SUPPLIED MATERIAL:
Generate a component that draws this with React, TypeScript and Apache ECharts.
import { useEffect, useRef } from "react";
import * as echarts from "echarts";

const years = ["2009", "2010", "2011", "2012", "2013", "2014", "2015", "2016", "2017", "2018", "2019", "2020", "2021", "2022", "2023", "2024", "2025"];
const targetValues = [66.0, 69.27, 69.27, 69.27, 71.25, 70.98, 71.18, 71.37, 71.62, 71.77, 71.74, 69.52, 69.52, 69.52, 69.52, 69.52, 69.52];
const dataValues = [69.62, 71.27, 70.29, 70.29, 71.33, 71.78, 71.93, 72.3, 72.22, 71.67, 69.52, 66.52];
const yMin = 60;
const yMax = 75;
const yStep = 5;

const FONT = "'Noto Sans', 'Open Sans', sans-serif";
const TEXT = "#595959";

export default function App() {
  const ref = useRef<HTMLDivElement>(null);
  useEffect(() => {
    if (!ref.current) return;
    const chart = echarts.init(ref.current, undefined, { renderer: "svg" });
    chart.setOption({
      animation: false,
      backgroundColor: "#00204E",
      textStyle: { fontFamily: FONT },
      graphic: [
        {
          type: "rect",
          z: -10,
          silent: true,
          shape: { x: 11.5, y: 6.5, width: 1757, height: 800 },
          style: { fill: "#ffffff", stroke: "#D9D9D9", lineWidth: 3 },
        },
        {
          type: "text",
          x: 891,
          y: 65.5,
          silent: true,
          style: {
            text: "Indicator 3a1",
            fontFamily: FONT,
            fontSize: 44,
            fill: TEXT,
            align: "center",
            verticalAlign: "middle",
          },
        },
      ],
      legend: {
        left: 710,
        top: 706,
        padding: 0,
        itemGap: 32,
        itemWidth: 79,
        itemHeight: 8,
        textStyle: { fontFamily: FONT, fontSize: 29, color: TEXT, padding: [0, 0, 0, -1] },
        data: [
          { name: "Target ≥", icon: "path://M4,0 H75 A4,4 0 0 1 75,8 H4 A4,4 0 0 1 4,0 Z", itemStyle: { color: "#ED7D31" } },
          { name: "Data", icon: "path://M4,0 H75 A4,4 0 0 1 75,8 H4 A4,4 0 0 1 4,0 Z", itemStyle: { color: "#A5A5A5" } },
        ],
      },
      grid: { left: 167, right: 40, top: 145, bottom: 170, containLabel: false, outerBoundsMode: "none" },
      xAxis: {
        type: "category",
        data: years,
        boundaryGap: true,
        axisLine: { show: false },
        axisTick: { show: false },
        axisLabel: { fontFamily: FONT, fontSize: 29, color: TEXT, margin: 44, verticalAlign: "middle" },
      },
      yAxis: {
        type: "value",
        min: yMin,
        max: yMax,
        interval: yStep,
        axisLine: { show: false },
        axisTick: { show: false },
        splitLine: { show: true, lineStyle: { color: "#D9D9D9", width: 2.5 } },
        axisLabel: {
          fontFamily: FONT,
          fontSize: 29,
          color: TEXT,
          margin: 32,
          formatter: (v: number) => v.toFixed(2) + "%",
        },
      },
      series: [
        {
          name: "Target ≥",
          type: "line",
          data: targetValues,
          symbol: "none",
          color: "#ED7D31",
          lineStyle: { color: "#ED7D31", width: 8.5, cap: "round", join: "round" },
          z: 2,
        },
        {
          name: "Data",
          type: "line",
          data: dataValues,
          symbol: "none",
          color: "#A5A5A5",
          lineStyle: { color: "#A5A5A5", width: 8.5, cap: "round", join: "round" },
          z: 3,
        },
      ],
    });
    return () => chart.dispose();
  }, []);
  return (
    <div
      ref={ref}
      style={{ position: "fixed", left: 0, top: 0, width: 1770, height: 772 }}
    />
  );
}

GIVEN TASK:
The lines from the top of the data above down to the line containing "import * as" are to be copied exactly; no other line should appear.

OUTPUT FOR THIS EXERCISE:
Generate a component that draws this with React, TypeScript and Apache ECharts.
import { useEffect, useRef } from "react";
import * as echarts from "echarts";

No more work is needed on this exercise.